Dr Terence Kee, president of the Society of Transplantation (Singapore), urged the Singapore community to support both deceased and living organ donation so that Singapore can meet the needs of a growing waiting list of patients needing a kidney or liver transplant (Turning to black market for organ transplants not worth the risks, June 22).
Based on my experience, this support is crucial and must also come from institutions such as insurance companies.
My husband was a dialysis patient for nearly 15 years and, last year, received a kidney from my daughter as a living donor.
However, when my daughter tried to claim her medical bills from her insurer, her claim was rejected.
The reasons given were that she had bought her policy in 2006 but the living donor organ transplant benefit was added only in 2007, and that the organ recipient was deemed to have a pre-existing kidney condition at the time her policy came into effect.
We are not convinced by the insurer's argument because it has been increasing its policy premiums periodically, informing policyholders of benefit enhancements for which they are entitled to be covered. These enhanced benefits cover living donor transplants.
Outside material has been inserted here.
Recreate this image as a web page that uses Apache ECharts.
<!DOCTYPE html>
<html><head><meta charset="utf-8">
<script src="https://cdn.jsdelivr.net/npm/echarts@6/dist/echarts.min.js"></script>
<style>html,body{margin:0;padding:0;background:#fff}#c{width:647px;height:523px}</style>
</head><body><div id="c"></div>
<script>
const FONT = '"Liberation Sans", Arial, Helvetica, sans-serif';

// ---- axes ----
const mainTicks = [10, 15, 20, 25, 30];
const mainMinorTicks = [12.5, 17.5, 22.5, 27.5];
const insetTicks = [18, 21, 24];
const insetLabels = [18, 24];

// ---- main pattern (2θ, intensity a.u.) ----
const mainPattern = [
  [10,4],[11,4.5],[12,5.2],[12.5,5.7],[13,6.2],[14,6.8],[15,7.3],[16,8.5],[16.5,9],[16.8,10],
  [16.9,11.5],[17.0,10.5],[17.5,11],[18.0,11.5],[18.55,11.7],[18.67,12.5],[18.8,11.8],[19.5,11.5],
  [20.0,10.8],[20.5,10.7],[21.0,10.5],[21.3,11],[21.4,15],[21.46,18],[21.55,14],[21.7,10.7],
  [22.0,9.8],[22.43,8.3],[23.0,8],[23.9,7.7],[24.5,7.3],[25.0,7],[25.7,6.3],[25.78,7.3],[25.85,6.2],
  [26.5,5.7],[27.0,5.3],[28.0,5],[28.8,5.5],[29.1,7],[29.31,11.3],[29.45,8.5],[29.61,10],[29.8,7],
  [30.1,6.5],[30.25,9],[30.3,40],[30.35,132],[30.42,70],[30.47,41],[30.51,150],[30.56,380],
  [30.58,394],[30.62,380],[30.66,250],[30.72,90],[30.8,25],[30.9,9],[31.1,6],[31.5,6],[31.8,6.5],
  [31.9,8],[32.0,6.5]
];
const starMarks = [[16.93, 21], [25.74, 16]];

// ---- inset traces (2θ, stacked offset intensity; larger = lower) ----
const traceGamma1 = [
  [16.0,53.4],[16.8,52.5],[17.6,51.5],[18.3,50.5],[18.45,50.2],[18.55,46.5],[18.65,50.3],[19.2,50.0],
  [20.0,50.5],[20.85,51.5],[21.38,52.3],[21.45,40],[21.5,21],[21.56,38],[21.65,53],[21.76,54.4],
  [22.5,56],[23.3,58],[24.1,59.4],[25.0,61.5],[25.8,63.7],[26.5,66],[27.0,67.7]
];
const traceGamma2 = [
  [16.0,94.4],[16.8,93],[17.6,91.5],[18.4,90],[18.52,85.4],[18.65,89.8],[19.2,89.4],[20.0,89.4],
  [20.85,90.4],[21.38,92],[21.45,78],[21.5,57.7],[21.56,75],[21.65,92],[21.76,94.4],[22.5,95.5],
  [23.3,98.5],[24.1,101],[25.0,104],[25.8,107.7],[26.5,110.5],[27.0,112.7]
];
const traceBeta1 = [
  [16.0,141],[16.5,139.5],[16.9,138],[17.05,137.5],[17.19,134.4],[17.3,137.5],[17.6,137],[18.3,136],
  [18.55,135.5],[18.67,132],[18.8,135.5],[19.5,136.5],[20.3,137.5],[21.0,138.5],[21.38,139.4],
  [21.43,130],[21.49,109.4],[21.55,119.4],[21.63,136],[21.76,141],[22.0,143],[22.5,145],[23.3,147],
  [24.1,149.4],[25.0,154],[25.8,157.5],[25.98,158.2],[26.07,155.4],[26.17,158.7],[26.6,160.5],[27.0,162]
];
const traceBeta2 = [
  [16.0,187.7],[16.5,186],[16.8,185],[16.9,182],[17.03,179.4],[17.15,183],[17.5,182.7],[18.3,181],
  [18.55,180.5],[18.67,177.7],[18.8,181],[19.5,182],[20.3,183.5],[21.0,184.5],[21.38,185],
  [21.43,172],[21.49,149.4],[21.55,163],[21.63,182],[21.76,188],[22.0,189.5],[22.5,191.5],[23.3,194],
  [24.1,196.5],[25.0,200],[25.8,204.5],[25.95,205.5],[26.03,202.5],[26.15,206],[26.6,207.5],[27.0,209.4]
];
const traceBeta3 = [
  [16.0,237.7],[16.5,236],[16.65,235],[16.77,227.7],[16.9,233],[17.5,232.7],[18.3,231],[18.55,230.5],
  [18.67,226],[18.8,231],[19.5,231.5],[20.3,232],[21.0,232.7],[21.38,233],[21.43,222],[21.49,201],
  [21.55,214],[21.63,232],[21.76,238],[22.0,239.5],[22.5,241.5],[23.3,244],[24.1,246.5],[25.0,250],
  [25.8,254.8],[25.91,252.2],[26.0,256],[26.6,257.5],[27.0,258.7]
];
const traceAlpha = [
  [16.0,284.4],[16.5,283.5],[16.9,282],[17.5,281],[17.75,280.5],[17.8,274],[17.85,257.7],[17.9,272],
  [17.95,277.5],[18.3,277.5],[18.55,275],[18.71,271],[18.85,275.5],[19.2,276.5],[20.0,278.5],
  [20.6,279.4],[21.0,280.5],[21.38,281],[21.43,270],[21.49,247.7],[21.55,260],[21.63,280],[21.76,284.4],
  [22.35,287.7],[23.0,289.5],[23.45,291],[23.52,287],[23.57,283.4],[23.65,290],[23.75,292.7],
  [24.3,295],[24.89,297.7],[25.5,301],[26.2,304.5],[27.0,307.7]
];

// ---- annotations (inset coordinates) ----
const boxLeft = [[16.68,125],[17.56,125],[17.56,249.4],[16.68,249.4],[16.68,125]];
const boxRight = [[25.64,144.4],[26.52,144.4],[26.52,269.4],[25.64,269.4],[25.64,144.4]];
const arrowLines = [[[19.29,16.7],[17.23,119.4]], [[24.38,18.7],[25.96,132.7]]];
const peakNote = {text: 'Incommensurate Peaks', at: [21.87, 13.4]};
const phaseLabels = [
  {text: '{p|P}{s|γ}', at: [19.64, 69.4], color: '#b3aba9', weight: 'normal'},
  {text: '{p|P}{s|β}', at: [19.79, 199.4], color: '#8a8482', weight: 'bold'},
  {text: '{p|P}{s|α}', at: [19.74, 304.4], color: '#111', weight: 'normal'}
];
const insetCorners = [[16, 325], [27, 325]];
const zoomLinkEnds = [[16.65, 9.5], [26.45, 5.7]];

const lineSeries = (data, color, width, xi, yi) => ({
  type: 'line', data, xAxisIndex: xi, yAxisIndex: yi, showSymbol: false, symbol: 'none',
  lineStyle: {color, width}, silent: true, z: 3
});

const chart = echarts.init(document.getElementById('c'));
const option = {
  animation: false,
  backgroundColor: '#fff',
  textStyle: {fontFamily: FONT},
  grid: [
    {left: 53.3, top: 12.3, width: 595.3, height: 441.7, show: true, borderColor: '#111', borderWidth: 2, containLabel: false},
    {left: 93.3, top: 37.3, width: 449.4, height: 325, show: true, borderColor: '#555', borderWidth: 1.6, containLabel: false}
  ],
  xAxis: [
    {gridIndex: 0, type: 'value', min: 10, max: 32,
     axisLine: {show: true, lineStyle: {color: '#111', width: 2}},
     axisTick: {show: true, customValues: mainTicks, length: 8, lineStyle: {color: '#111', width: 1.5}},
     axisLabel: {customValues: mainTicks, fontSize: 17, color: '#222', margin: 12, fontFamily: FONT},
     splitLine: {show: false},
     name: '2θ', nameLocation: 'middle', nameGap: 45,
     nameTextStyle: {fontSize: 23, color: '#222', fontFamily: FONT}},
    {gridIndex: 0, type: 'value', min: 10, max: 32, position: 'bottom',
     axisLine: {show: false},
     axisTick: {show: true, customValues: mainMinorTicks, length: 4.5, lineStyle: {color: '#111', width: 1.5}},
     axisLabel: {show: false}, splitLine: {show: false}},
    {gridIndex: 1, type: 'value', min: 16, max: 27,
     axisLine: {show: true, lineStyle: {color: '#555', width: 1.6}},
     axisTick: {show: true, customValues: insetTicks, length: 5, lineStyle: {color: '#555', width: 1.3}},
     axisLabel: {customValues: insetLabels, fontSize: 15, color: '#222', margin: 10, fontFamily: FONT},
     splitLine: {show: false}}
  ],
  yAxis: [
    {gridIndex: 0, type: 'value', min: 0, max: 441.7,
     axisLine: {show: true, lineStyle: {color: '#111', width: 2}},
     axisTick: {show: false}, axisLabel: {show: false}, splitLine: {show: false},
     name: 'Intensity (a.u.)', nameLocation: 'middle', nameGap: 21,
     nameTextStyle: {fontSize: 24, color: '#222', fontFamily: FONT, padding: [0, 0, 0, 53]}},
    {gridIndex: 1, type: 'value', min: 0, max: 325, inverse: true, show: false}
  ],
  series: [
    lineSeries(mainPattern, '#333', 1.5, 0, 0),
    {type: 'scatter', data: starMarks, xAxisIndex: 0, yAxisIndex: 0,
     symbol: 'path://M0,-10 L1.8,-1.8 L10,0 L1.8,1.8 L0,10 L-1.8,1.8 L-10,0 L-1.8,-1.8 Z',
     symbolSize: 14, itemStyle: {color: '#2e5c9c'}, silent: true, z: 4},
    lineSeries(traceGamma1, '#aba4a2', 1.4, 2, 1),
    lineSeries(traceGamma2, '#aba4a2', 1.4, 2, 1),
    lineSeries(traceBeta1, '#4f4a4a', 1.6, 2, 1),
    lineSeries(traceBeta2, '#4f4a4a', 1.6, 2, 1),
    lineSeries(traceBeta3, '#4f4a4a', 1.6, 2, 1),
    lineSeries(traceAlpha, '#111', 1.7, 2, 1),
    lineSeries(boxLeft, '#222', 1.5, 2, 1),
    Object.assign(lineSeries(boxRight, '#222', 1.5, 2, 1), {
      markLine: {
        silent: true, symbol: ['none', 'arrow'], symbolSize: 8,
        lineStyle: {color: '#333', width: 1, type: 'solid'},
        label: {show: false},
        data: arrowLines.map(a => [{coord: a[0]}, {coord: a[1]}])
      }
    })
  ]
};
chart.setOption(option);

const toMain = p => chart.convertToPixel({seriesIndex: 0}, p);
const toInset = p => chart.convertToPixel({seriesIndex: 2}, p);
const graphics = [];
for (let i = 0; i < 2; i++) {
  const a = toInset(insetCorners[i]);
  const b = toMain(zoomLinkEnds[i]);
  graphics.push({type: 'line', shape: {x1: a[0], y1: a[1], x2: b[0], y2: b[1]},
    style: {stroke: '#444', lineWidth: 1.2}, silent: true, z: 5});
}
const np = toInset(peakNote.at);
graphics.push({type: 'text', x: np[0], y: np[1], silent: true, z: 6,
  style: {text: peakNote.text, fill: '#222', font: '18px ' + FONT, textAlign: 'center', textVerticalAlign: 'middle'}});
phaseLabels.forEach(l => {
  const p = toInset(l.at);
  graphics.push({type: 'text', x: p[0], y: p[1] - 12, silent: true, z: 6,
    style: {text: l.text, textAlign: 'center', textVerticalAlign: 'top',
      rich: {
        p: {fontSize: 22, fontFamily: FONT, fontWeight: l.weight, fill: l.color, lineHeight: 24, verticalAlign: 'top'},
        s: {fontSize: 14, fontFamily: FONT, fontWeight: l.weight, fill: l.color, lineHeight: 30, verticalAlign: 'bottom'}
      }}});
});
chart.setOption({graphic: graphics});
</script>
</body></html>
If she has been paying these higher premiums all this while, why is she not being covered under one of those enhanced benefits now?
Also, as she is submitting her claim as a living donor and not the recipient, why does the recipient's "pre-existing condition" clause apply to her?
The insurer paid the hospital only the amount that MediShield Life would have covered.
If insurance companies are not prepared to cover the medical bills of living donors, would that not be another important consideration for living donors when it comes to organ transplantation?